The agreement, mediated by the Justice Department, includes a payment of $16 million, the largest in any housing discrimination suit. It signals an intensifying focus by the federal government and fair-housing activists on the problem of underinsured homes in minority neighborhoods across America.

The Fair Housing Act already has been used to crack down on mortgage companies and banks. Now, for the first time, the law is being used to take on the insurance industry.”Risk discrimination is permitted. Race discrimination is not,” Reno said at the federal courthouse here after the agreement was filed.

The settlement “will be reviewed, I assure you, by every insurance company in America,” said Earl Shinhoster, acting executive director of the National Association for the Advancement of Colored People.

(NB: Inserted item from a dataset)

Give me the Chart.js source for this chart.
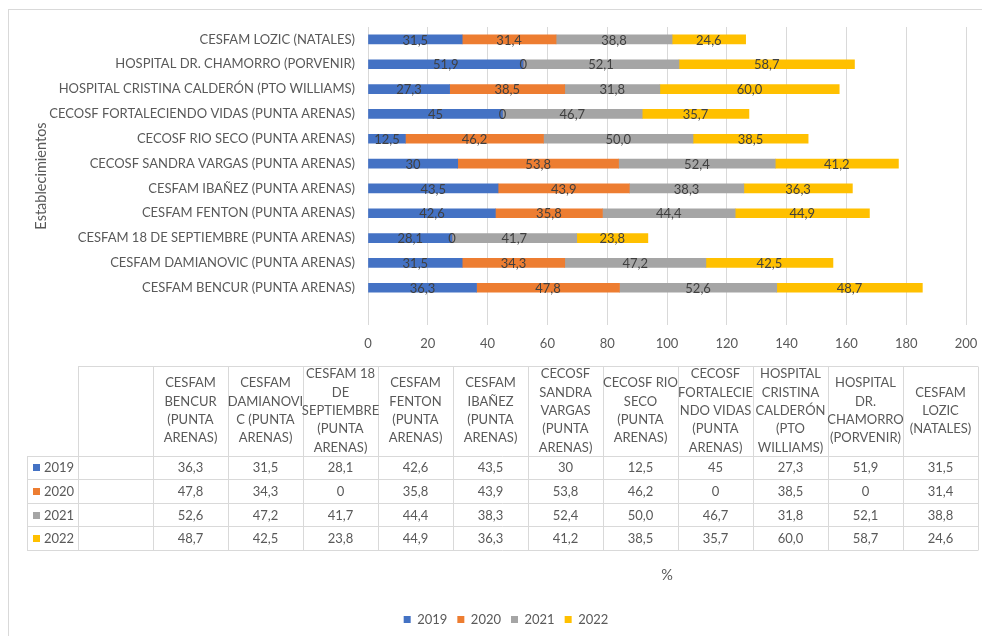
<!DOCTYPE html>
<html>
<head>
<meta charset="utf-8">
<title>Establecimientos</title>
<script src="https://cdn.jsdelivr.net/npm/chart.js"></script>
<style>
  html, body { margin: 0; padding: 0; background: #fff; }
</style>
</head>
<body>
<canvas id="grafico" width="982" height="636"></canvas>
<script>
const establecimientos = [
  'CESFAM BENCUR (PUNTA ARENAS)',
  'CESFAM DAMIANOVIC (PUNTA ARENAS)',
  'CESFAM 18 DE SEPTIEMBRE (PUNTA ARENAS)',
  'CESFAM FENTON (PUNTA ARENAS)',
  'CESFAM IBAÑEZ (PUNTA ARENAS)',
  'CECOSF SANDRA VARGAS (PUNTA ARENAS)',
  'CECOSF RIO SECO (PUNTA ARENAS)',
  'CECOSF FORTALECIENDO VIDAS (PUNTA ARENAS)',
  'HOSPITAL CRISTINA CALDERÓN (PTO WILLIAMS)',
  'HOSPITAL DR. CHAMORRO (PORVENIR)',
  'CESFAM LOZIC (NATALES)'
];
// encabezados de la tabla, cortados como en Excel
const encabezados = [
  ['CESFAM', 'BENCUR', '(PUNTA', 'ARENAS)'],
  ['CESFAM', 'DAMIANOVI', 'C (PUNTA', 'ARENAS)'],
  ['CESFAM 18', 'DE', 'SEPTIEMBRE', '(PUNTA', 'ARENAS)'],
  ['CESFAM', 'FENTON', '(PUNTA', 'ARENAS)'],
  ['CESFAM', 'IBAÑEZ', '(PUNTA', 'ARENAS)'],
  ['CECOSF', 'SANDRA', 'VARGAS', '(PUNTA', 'ARENAS)'],
  ['CECOSF RIO', 'SECO', '(PUNTA', 'ARENAS)'],
  ['CECOSF', 'FORTALECIE', 'NDO VIDAS', '(PUNTA', 'ARENAS)'],
  ['HOSPITAL', 'CRISTINA', 'CALDERÓN', '(PTO', 'WILLIAMS)'],
  ['HOSPITAL', 'DR.', 'CHAMORRO', '(PORVENIR)'],
  ['CESFAM', 'LOZIC', '(NATALES)']
];
const anios = ['2019', '2020', '2021', '2022'];
const v2019 = [36.3, 31.5, 28.1, 42.6, 43.5, 30, 12.5, 45, 27.3, 51.9, 31.5];
const v2020 = [47.8, 34.3, 0, 35.8, 43.9, 53.8, 46.2, 0, 38.5, 0, 31.4];
const v2021 = [52.6, 47.2, 41.7, 44.4, 38.3, 52.4, 50.0, 46.7, 31.8, 52.1, 38.8];
const v2022 = [48.7, 42.5, 23.8, 44.9, 36.3, 41.2, 38.5, 35.7, 60.0, 58.7, 24.6];
const decimales = [null, null, 1, 1]; // 2019 y 2020 formato general, 2021 y 2022 con un decimal

const series = [v2019, v2020, v2021, v2022];
const colores = ['#4472C4', '#ED7D31', '#A5A5A5', '#FFC000'];
const FUENTE = 'Lato';
const TAM = 13;
const TAM_TITULO = 14.5;
const GRIS = '#595959';
const LINEA = '#D9D9D9';

function fmt(v, d) {
  return (d == null ? String(v) : v.toFixed(d)).replace('.', ',');
}

const datasets = series.map((vals, s) => ({
  label: anios[s],
  data: vals.map((v, i) => ({ x: v, y: establecimientos[i] })),
  backgroundColor: colores[s],
  borderWidth: 0,
  barThickness: 9,
  decimales: decimales[s]
}));

// fondo y borde del gráfico
const borde = {
  id: 'borde',
  beforeDraw(chart) {
    const ctx = chart.ctx;
    ctx.save();
    ctx.fillStyle = '#fff';
    ctx.fillRect(0, 0, chart.width, chart.height);
    ctx.strokeStyle = LINEA;
    ctx.strokeRect(8.5, 9.5, 1000, 700);
    ctx.restore();
  }
};

// etiquetas de valor en el centro de cada segmento
const etiquetas = {
  id: 'etiquetas',
  afterDatasetsDraw(chart) {
    const ctx = chart.ctx;
    ctx.save();
    ctx.font = TAM + 'px ' + FUENTE;
    ctx.fillStyle = '#404040';
    ctx.textAlign = 'center';
    ctx.textBaseline = 'middle';
    chart.data.datasets.forEach((ds, s) => {
      chart.getDatasetMeta(s).data.forEach((bar, i) => {
        const p = bar.getProps(['x', 'y', 'base'], true);
        ctx.fillText(fmt(ds.data[i].x, ds.decimales), (p.x + p.base) / 2, p.y + 1);
      });
    });
    ctx.restore();
  }
};

// tabla de datos bajo el gráfico
const tabla = {
  id: 'tabla',
  afterDraw(chart) {
    const ctx = chart.ctx;
    const top = 366, headH = 89.5, rowH = 23.6;
    const left = 78, colW = 75, keyLeft = 27;
    const c0 = left + colW;
    const right = c0 + establecimientos.length * colW;
    const y1 = top + headH;
    const bottom = y1 + anios.length * rowH;
    const px = v => Math.round(v) + 0.5;
    ctx.save();
    ctx.strokeStyle = LINEA;
    ctx.lineWidth = 1;
    ctx.beginPath();
    ctx.moveTo(left, px(top)); ctx.lineTo(right, px(top));
    for (let r = 0; r <= anios.length; r++) {
      const y = px(y1 + r * rowH);
      ctx.moveTo(keyLeft, y); ctx.lineTo(right, y);
    }
    ctx.moveTo(px(keyLeft), px(y1)); ctx.lineTo(px(keyLeft), px(bottom));
    for (let c = 0; c <= establecimientos.length + 1; c++) {
      const x = px(left + c * colW);
      ctx.moveTo(x, px(top)); ctx.lineTo(x, px(bottom));
    }
    ctx.stroke();

    ctx.font = TAM + 'px ' + FUENTE;
    ctx.fillStyle = GRIS;
    ctx.textAlign = 'center';
    ctx.textBaseline = 'middle';
    const lh = 18.3;
    encabezados.forEach((lineas, c) => {
      const cx = c0 + c * colW + colW / 2;
      const y = top + headH / 2 - (lineas.length - 1) * lh / 2;
      lineas.forEach((t, k) => ctx.fillText(t, cx, y + k * lh));
    });
    series.forEach((vals, s) => {
      const cy = y1 + s * rowH + rowH / 2;
      vals.forEach((v, c) => ctx.fillText(fmt(v, decimales[s]), c0 + c * colW + colW / 2, cy + 1));
      ctx.fillStyle = colores[s];
      ctx.fillRect(33, Math.round(cy - 3), 7, 7);
      ctx.fillStyle = GRIS;
      ctx.textAlign = 'left';
      ctx.fillText(anios[s], 44, cy + 1);
      ctx.textAlign = 'center';
    });
    ctx.restore();
  }
};

new Chart(document.getElementById('grafico'), {
  type: 'bar',
  data: { datasets },
  options: {
    indexAxis: 'y',
    responsive: false,
    animation: false,
    layout: { padding: { top: 27, left: 30, right: 0, bottom: 0 } },
    scales: {
      x: {
        stacked: true,
        min: 0,
        max: 200,
        ticks: { stepSize: 20, color: GRIS, font: { family: FUENTE, size: TAM }, padding: 11 },
        grid: { color: LINEA, drawTicks: false },
        border: { display: false },
        title: { display: true, text: '%', color: GRIS, font: { family: FUENTE, size: TAM_TITULO }, padding: { top: 204, bottom: 19 } },
        afterFit(scale) { scale.paddingRight = 16; }
      },
      y: {
        type: 'category',
        labels: [''].concat(establecimientos),
        reverse: true,
        stacked: true,
        grid: { display: false, drawTicks: false },
        border: { display: false },
        ticks: { color: GRIS, font: { family: FUENTE, size: TAM }, padding: 13, autoSkip: false },
        title: { display: true, text: 'Establecimientos', color: GRIS, font: { family: FUENTE, size: TAM_TITULO }, padding: 3 },
        afterFit(scale) { scale.width = 338; }
      }
    },
    plugins: {
      legend: {
        position: 'bottom',
        labels: { boxWidth: 7, boxHeight: 7, color: GRIS, font: { family: FUENTE, size: TAM }, padding: 10 }
      },
      tooltip: { enabled: false }
    }
  },
  plugins: [borde, etiquetas, tabla]
});
</script>
</body>
</html>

Steven Goldstein, a spokesman for the Insurance Information Institute, a New York-based trade group, agreed. “I’m surprised by the amount,” he said. “That sends a very strong message …”

The National Association of Independent Insurers, however, blasted the agreement, calling it “the ultimate affirmative action program.”

Jack Ramirez, executive vice president of the trade association headquartered in Des Plaines, Ill., said, “To avoid bludgeoning attacks by the government in the future, insurers will have to consider lowering the cost of urban insurance despite higher risks resulting from higher crime rates, older homes with deteriorating wiring or out-dated heating systems. … Consumers in other areas will pay the price.”